As with every ‘training’ based code, it has an important reliance on the availability of spectroscopic or narrow band external data. We are working actively towards providing an estimate of the reliability of the estimates through flags using internal consistency checks, number and distance of available training objects in the directional color/magnitude space that the algorithm uses.
4. Technical Aspects
The code is written in Python 2 as of today. We are working on the update of the code and its publication as we progress towards the DES Y3 cosmology public data release in the next few months. It has been used successfully by external parties for execution with the MICE simulations, Buzzard simulations, and the DES Science Portal (Gschwend et al. (2018)) by the respective owners of these infrastructures.
Scalability – will meet. Photo-z estimates are produced at <1 ms/galaxy in estimation, including PDF outputs using a 2.3 GHz Xeon Gold 5118 CPU core.
Inputs/Outputs – will meet. Inputs fluxes/magnitudes and their errors, from catalogs, as specified in Appendix B of DMTN-049. Other inputs (e.g. shapes) are possible when relevant information can be added. Outputs are point estimates, uncertainties and individual pdfs. These are produced in chunks of FITS files which we have parcelled, uploaded and checksummed against an Oracle DB routinely, using the easyaccess software package.

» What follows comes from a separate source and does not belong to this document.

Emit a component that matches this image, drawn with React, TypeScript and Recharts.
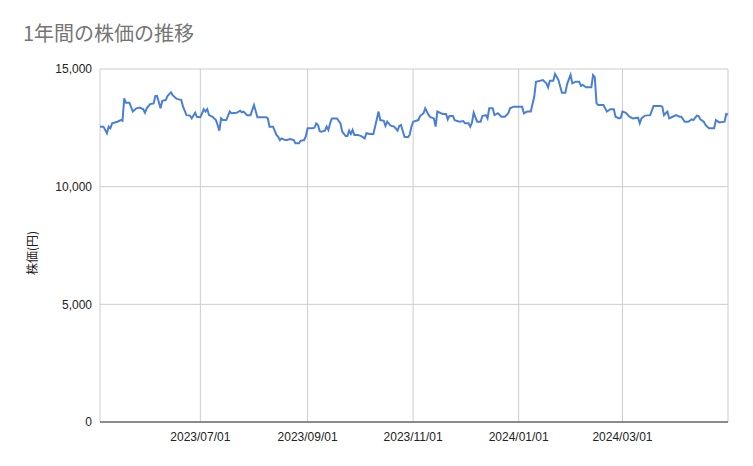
import React from "react";
import { LineChart, Line, XAxis, YAxis, CartesianGrid } from "recharts";

const chartTitle = "1年間の株価の推移";
const yAxisTitle = "株価(円)";

// trading dates
const dates = [
  "2023/05/04", "2023/05/06", "2023/05/08", "2023/05/09", "2023/05/10", "2023/05/11", "2023/05/14", "2023/05/16",
  "2023/05/17", "2023/05/18", "2023/05/19", "2023/05/21", "2023/05/23", "2023/05/25", "2023/05/27", "2023/05/29",
  "2023/05/30", "2023/05/31", "2023/06/02", "2023/06/04", "2023/06/05", "2023/06/06", "2023/06/08", "2023/06/09",
  "2023/06/11", "2023/06/12", "2023/06/14", "2023/06/15", "2023/06/17", "2023/06/18", "2023/06/20", "2023/06/21",
  "2023/06/23", "2023/06/25", "2023/06/26", "2023/06/28", "2023/06/29", "2023/07/01", "2023/07/03", "2023/07/04",
  "2023/07/05", "2023/07/06", "2023/07/08", "2023/07/10", "2023/07/11", "2023/07/12", "2023/07/13", "2023/07/14",
  "2023/07/16", "2023/07/18", "2023/07/19", "2023/07/22", "2023/07/24", "2023/07/25", "2023/07/26", "2023/07/28",
  "2023/07/30", "2023/08/01", "2023/08/03", "2023/08/08", "2023/08/09", "2023/08/10", "2023/08/12", "2023/08/14",
  "2023/08/15", "2023/08/16", "2023/08/17", "2023/08/19", "2023/08/20", "2023/08/22", "2023/08/24", "2023/08/25",
  "2023/08/27", "2023/08/28", "2023/08/30", "2023/08/31", "2023/09/01", "2023/09/04", "2023/09/05", "2023/09/06",
  "2023/09/07", "2023/09/08", "2023/09/09", "2023/09/11", "2023/09/12", "2023/09/13", "2023/09/14", "2023/09/15",
  "2023/09/18", "2023/09/20", "2023/09/21", "2023/09/23", "2023/09/24", "2023/09/25", "2023/09/26", "2023/09/27",
  "2023/09/28", "2023/09/30", "2023/10/02", "2023/10/04", "2023/10/05", "2023/10/07", "2023/10/09", "2023/10/10",
  "2023/10/12", "2023/10/13", "2023/10/15", "2023/10/16", "2023/10/17", "2023/10/19", "2023/10/21", "2023/10/23",
  "2023/10/24", "2023/10/25", "2023/10/27", "2023/10/29", "2023/10/30", "2023/10/31", "2023/11/01", "2023/11/04",
  "2023/11/05", "2023/11/07", "2023/11/08", "2023/11/10", "2023/11/11", "2023/11/13", "2023/11/14", "2023/11/15",
  "2023/11/18", "2023/11/20", "2023/11/21", "2023/11/22", "2023/11/24", "2023/11/25", "2023/11/26", "2023/11/28",
  "2023/11/30", "2023/12/01", "2023/12/03", "2023/12/04", "2023/12/05", "2023/12/06", "2023/12/08", "2023/12/10",
  "2023/12/11", "2023/12/13", "2023/12/14", "2023/12/15", "2023/12/17", "2023/12/18", "2023/12/20", "2023/12/22",
  "2023/12/24", "2023/12/26", "2023/12/27", "2023/12/29", "2024/01/03", "2024/01/04", "2024/01/06", "2024/01/08",
  "2024/01/10", "2024/01/11", "2024/01/15", "2024/01/17", "2024/01/18", "2024/01/19", "2024/01/21", "2024/01/22",
  "2024/01/24", "2024/01/26", "2024/01/28", "2024/01/29", "2024/01/31", "2024/02/01", "2024/02/03", "2024/02/05",
  "2024/02/06", "2024/02/07", "2024/02/09", "2024/02/12", "2024/02/13", "2024/02/14", "2024/02/15", "2024/02/16",
  "2024/02/19", "2024/02/20", "2024/02/21", "2024/02/23", "2024/02/25", "2024/02/26", "2024/02/28", "2024/02/29",
  "2024/03/01", "2024/03/03", "2024/03/05", "2024/03/07", "2024/03/10", "2024/03/11", "2024/03/12", "2024/03/14",
  "2024/03/17", "2024/03/19", "2024/03/21", "2024/03/23", "2024/03/24", "2024/03/25", "2024/03/26", "2024/03/27",
  "2024/03/28", "2024/03/30", "2024/04/01", "2024/04/03", "2024/04/04", "2024/04/06", "2024/04/08", "2024/04/10",
  "2024/04/11", "2024/04/13", "2024/04/14", "2024/04/15", "2024/04/17", "2024/04/18", "2024/04/19", "2024/04/20",
  "2024/04/23", "2024/04/24", "2024/04/26", "2024/04/29", "2024/04/30", "2024/05/01",
];

const prices = [
  12550, 12550, 12270, 12550, 12480, 12690, 12760, 12830,
  12800, 13750, 13570, 13570, 13190, 13330, 13360, 13290,
  13140, 13330, 13510, 13540, 13850, 13850, 13330, 13650,
  13680, 13850, 14010, 13890, 13750, 13720, 13680, 13400,
  13040, 13020, 12900, 13140, 12970, 12950, 13290, 13190,
  13290, 13040, 12970, 12830, 12620, 12380, 12900, 12830,
  12830, 13190, 13120, 13140, 13230, 13160, 13190, 13040,
  13040, 13470, 12950, 12950, 12900, 12550, 12550, 12200,
  12120, 11980, 12050, 11980, 11980, 12020, 11980, 11840,
  11840, 11950, 11980, 12150, 12480, 12480, 12510, 12690,
  12620, 12360, 12340, 12380, 12550, 12410, 12690, 12900,
  12900, 12690, 12340, 12150, 12150, 12380, 12240, 12410,
  12200, 12200, 12150, 12050, 12270, 12240, 12240, 12550,
  13190, 12830, 12800, 12580, 12760, 12590, 12550, 12380,
  12580, 12620, 12120, 12100, 12200, 12550, 12760, 12830,
  13000, 13120, 13330, 13040, 12950, 12900, 12550, 13190,
  13090, 13090, 12860, 13000, 13000, 12830, 12800, 12760,
  12790, 12690, 12690, 12550, 12720, 13140, 12760, 12760,
  13000, 13040, 12900, 13330, 13330, 13040, 13120, 12970,
  12970, 13120, 13330, 13400, 13400, 13120, 13190, 13190,
  13820, 14460, 14530, 14390, 14220, 14500, 14500, 14790,
  14530, 13990, 13990, 14360, 14750, 14390, 14460, 14460,
  14280, 14320, 14220, 14220, 14740, 14650, 13540, 13470,
  13470, 13330, 13190, 13290, 13290, 12970, 12900, 12930,
  13190, 13140, 12970, 12900, 12930, 12690, 12900, 13020,
  13040, 13430, 13430, 13430, 13400, 13040, 13120, 13190,
  12900, 12970, 13040, 12970, 12970, 12760, 12760, 12860,
  12830, 13020, 13000, 12860, 12760, 12620, 12550, 12480,
  12480, 12830, 12730, 12760, 13090, 13060,
];

const xTickDates = ["2023/07/01", "2023/09/01", "2023/11/01", "2024/01/01", "2024/03/01", "2024/05/01"];
const yTicks = [0, 5000, 10000, 15000];

const toTime = (s: string) => {
  const [y, m, d] = s.split("/").map(Number);
  return Date.UTC(y, m - 1, d);
};

const pad = (n: number) => String(n).padStart(2, "0");
const fmtDate = (t: number) => {
  const d = new Date(t);
  return `${d.getUTCFullYear()}/${pad(d.getUTCMonth() + 1)}/${pad(d.getUTCDate())}`;
};

const data = dates.map((d, i) => ({ t: toTime(d), price: prices[i] }));
const xTicks = xTickDates.map(toTime);
const lastTick = xTicks[xTicks.length - 1];

const font = '"Liberation Sans", Arial, "Noto Sans CJK JP", sans-serif';

export default function App() {
  return (
    <div style={{ position: "relative", width: 753, height: 466, background: "#fff", fontFamily: font }}>
      <style>{"body{margin:0}"}</style>
      <LineChart width={753} height={466} data={data} margin={{ top: 69, right: 25, bottom: 0, left: 0 }}>
        <CartesianGrid stroke="#cccccc" strokeWidth={1} />
        <XAxis
          dataKey="t"
          type="number"
          scale="time"
          domain={["dataMin", "dataMax"]}
          ticks={xTicks}
          interval={0}
          height={44}
          tickLine={false}
          tickMargin={4}
          axisLine={{ stroke: "#333333", strokeWidth: 1 }}
          tick={{ fill: "#222222", fontSize: 12, fontFamily: font }}
          tickFormatter={(v: number) => (v === lastTick ? "" : fmtDate(v))}
        />
        <YAxis
          domain={[0, 15000]}
          ticks={yTicks}
          width={100}
          axisLine={false}
          tickLine={false}
          tick={{ fill: "#222222", fontSize: 12, fontFamily: font }}
          tickFormatter={(v: number) => v.toLocaleString("en-US")}
        />
        <Line
          type="linear"
          dataKey="price"
          stroke="#4a7fd6"
          strokeWidth={2}
          dot={false}
          isAnimationActive={false}
        />
      </LineChart>
      <svg width={753} height={466} style={{ position: "absolute", left: 0, top: 0, pointerEvents: "none" }}>
        <text x={23} y={41} fontSize={20} fill="#757575" fontFamily='"Noto Sans CJK JP", sans-serif'>
          {chartTitle}
        </text>
        <text
          x={31}
          y={253}
          fontSize={12}
          fill="#222222"
          textAnchor="middle"
          dominantBaseline="central"
          transform="rotate(-90, 31, 253)"
          fontFamily='"Noto Sans CJK JP", sans-serif'
        >
          {yAxisTitle}
        </text>
      </svg>
    </div>
  );
}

Storage constraints – will meet. Those necessary to store the external, vetted reference set ( -1 GB per half million training galaxies in DES Y6 ). PDF storage space is already budgeted for as per DMTN-049 in our understanding.
External data sets – will meet. The reference data set currently used is available here. It is expected to be broadened as the DES progresses towards completion in its analysis. Current results shown in papers above are based on mostly public data, which will be completely public by the time of commissioning (specific OzDES spectra pending as of this writing, O(50k spectra)). This public repository holds 1.5 million spectra, with 10% being over z > 1.

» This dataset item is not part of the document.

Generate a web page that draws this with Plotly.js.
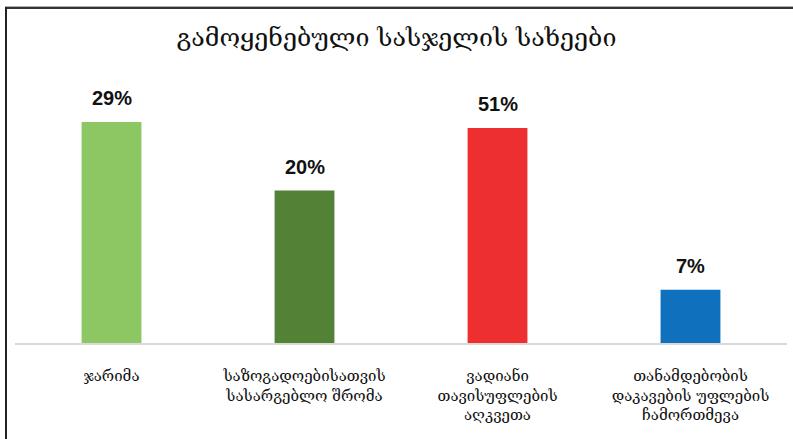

Estimator Training and Iterative Development – will probably meet. The algorithm, as it is not a machine-learning one strictly speaking, does not require a pre-training phase. It is done ‘on the fly’ at minimum CPU cost but with some memory requirements (see below). As with all training set based codes however, it implies a large reliance on the representativeness of this reference data set for accuracy. We intend to support the creation of reliability flags (in development as of today, as part of a DES program) to palliate this issue.

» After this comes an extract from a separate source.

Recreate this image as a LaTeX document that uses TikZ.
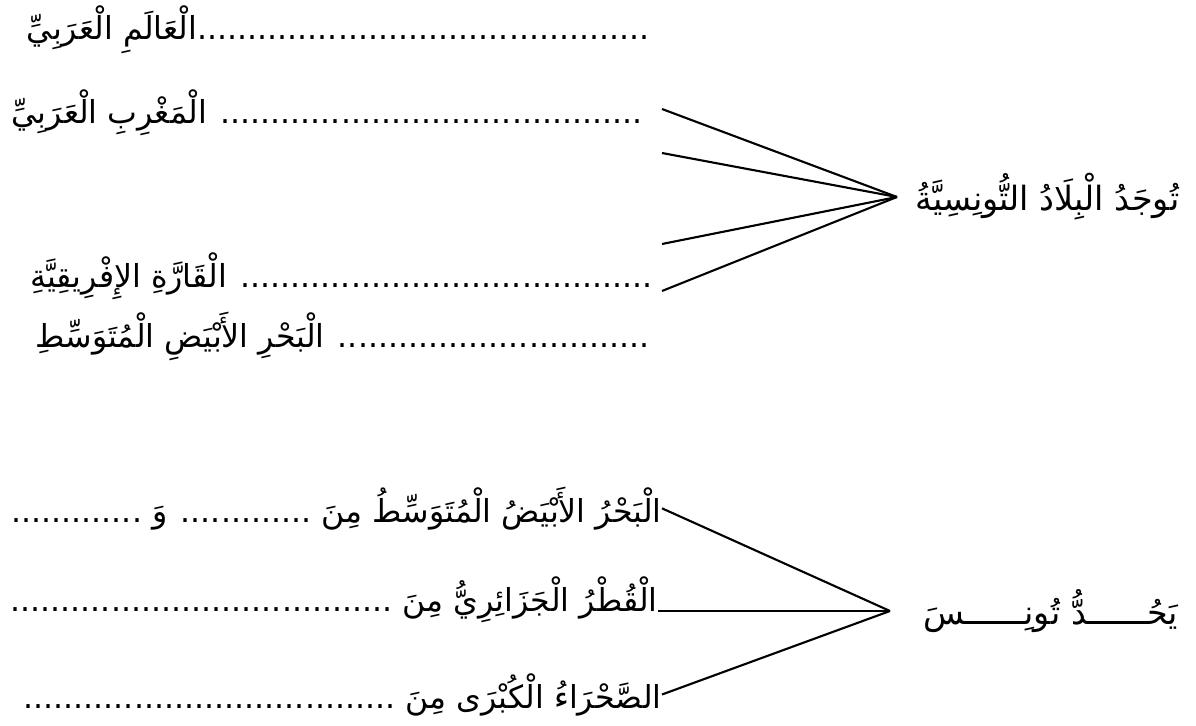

On the other hand, we have the ability to fully support this effort with in-house staff personnel, ideally also as part of the BCNMAD international team in-kind contribution.
Computational Processing Constraints – will probably meet. Depending on the size of the training set and the photometric sample partition, the memory footprint will vary. For DES, this amounts to up to 16 GB of RAM per core. These catalogs were produced for ~300M objects within two days using a modest cluster allocation (7 nodes with 2 x Xeon Gold 6148 2.4Ghz with 20 cores each), as part of the DES Science Release process. This was run after the catalog was internally released by DES, at CIEMAT’s premises by the code developers. However, the code has been implemented in the photometric redshift pipelines from the DES Science Portal (Gschwend et al. (2018)) and by other external parties for adding value to simulations without further issues.
Implementation Language – will meet. Python2. It has been certified to run on CentOS at CIEMAT’s premises but also on other Linux systems by external parties at Observatorio Nacional in Brazil and SLAC.
The code has a long-term commitment to active maintenance by the main author, who is a staff scientist working on this subject. The BCNMAD international team can provide additional support for implementation/execution as an in-kind contribution, if this is deemed appropriate.